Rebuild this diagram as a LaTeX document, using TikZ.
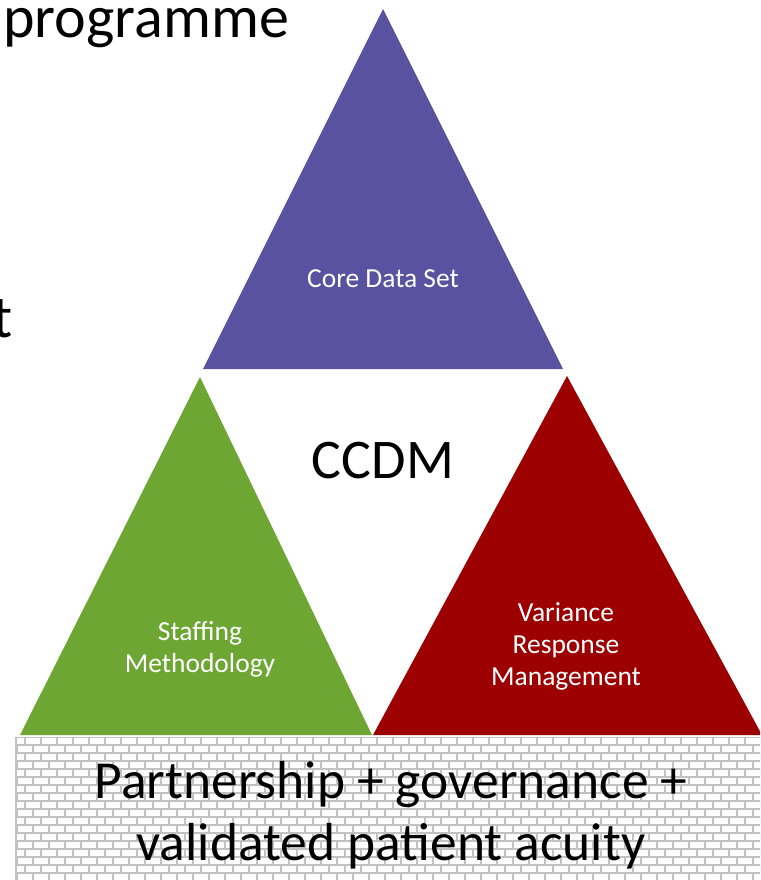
\documentclass[tikz,border=0pt]{standalone}
\usepackage{fontspec}
\setmainfont{Carlito}
\definecolor{cdpurple}{HTML}{5952A0}
\definecolor{cdgreen}{HTML}{6EA634}
\definecolor{cdred}{HTML}{9C0000}
\definecolor{brickgray}{HTML}{C2C2C2}
\tikzset{
  bigtext/.style={inner sep=0pt, anchor=base, font=\fontsize{53.5}{62}\selectfont},
  titletext/.style={inner sep=0pt, anchor=base east, font=\fontsize{60}{70}\selectfont},
  whitelabel/.style={inner sep=0pt, text=white, align=center, font=\fontsize{27.5}{32}\selectfont},
  brickline/.style={draw=brickgray, line width=1.3pt}
}
\begin{document}
\begin{tikzpicture}[x=1pt, y=-1pt]
\useasboundingbox (0,0) rectangle (760,880);
\clip (0,0) rectangle (760,880);
% cut-off title text
\node[titletext] (prog) at (289,38) {programme};
\node[titletext] (tt) at (13,337) {t};
% triangles
\fill[cdpurple] (383,9) -- (563,369) -- (203,369) -- cycle;
\fill[cdgreen] (200,377) -- (372,735) -- (20,735) -- cycle;
\fill[cdred] (567,376) -- (762,735) -- (373,735) -- cycle;
% brick wall
\begin{scope}
\clip (15,737) rectangle (760,880);
\fill[white] (15,737) rectangle (760,880);
\foreach \r in {0,...,18}{
  \pgfmathsetmacro{\yy}{737+8*\r}
  \pgfmathsetmacro{\yb}{745+8*\r}
  \pgfmathsetmacro{\xo}{mod(\r,2)==0 ? 9 : 17}
  \draw[brickline] (15,\yy) -- (760,\yy);
  \foreach \k in {0,...,47}{
    \pgfmathsetmacro{\xx}{\xo+16*\k}
    \draw[brickline] (\xx,\yy) -- (\xx,\yb);
  }
}
\draw[brickline] (16,737) -- (16,880);
\end{scope}
% labels
\node[inner sep=0pt, anchor=base, text=white, font=\fontsize{27.5}{32}\selectfont] (core) at (383,287) {Core Data Set};
\node[bigtext, font=\fontsize{56}{62}\selectfont] (ccdm) at (383,478) {CCDM};
\node[whitelabel, anchor=base] (staff) at (200,672) {Staffing\\Methodology};
\node[whitelabel, anchor=base] (var) at (566,685) {Variance\\Response\\Management};
\node[bigtext] (part1) at (391,798) {Partnership + governance +};
\node[bigtext] (part2) at (391,860) {validated patient acuity};
\end{tikzpicture}
\end{document}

※

• _What the task requires_: Transcribe the whole listing exactly. Pictures are excluded.

• _Solution for this problem_:
Rebuild this diagram as a LaTeX document, using TikZ.
\documentclass[tikz,border=0pt]{standalone}
\usepackage{fontspec}
\setmainfont{Carlito}
\definecolor{cdpurple}{HTML}{5952A0}
\definecolor{cdgreen}{HTML}{6EA634}
\definecolor{cdred}{HTML}{9C0000}
\definecolor{brickgray}{HTML}{C2C2C2}
\tikzset{
  bigtext/.style={inner sep=0pt, anchor=base, font=\fontsize{53.5}{62}\selectfont},
  titletext/.style={inner sep=0pt, anchor=base east, font=\fontsize{60}{70}\selectfont},
  whitelabel/.style={inner sep=0pt, text=white, align=center, font=\fontsize{27.5}{32}\selectfont},
  brickline/.style={draw=brickgray, line width=1.3pt}
}
\begin{document}
\begin{tikzpicture}[x=1pt, y=-1pt]
\useasboundingbox (0,0) rectangle (760,880);
\clip (0,0) rectangle (760,880);
% cut-off title text
\node[titletext] (prog) at (289,38) {programme};
\node[titletext] (tt) at (13,337) {t};
% triangles
\fill[cdpurple] (383,9) -- (563,369) -- (203,369) -- cycle;
\fill[cdgreen] (200,377) -- (372,735) -- (20,735) -- cycle;
\fill[cdred] (567,376) -- (762,735) -- (373,735) -- cycle;
% brick wall
\begin{scope}
\clip (15,737) rectangle (760,880);
\fill[white] (15,737) rectangle (760,880);
\foreach \r in {0,...,18}{
  \pgfmathsetmacro{\yy}{737+8*\r}
  \pgfmathsetmacro{\yb}{745+8*\r}
  \pgfmathsetmacro{\xo}{mod(\r,2)==0 ? 9 : 17}
  \draw[brickline] (15,\yy) -- (760,\yy);
  \foreach \k in {0,...,47}{
    \pgfmathsetmacro{\xx}{\xo+16*\k}
    \draw[brickline] (\xx,\yy) -- (\xx,\yb);
  }
}
\draw[brickline] (16,737) -- (16,880);
\end{scope}
% labels
\node[inner sep=0pt, anchor=base, text=white, font=\fontsize{27.5}{32}\selectfont] (core) at (383,287) {Core Data Set};
\node[bigtext, font=\fontsize{56}{62}\selectfont] (ccdm) at (383,478) {CCDM};
\node[whitelabel, anchor=base] (staff) at (200,672) {Staffing\\Methodology};
\node[whitelabel, anchor=base] (var) at (566,685) {Variance\\Response\\Management};
\node[bigtext] (part1) at (391,798) {Partnership + governance +};
\node[bigtext] (part2) at (391,860) {validated patient acuity};
\end{tikzpicture}
\end{document}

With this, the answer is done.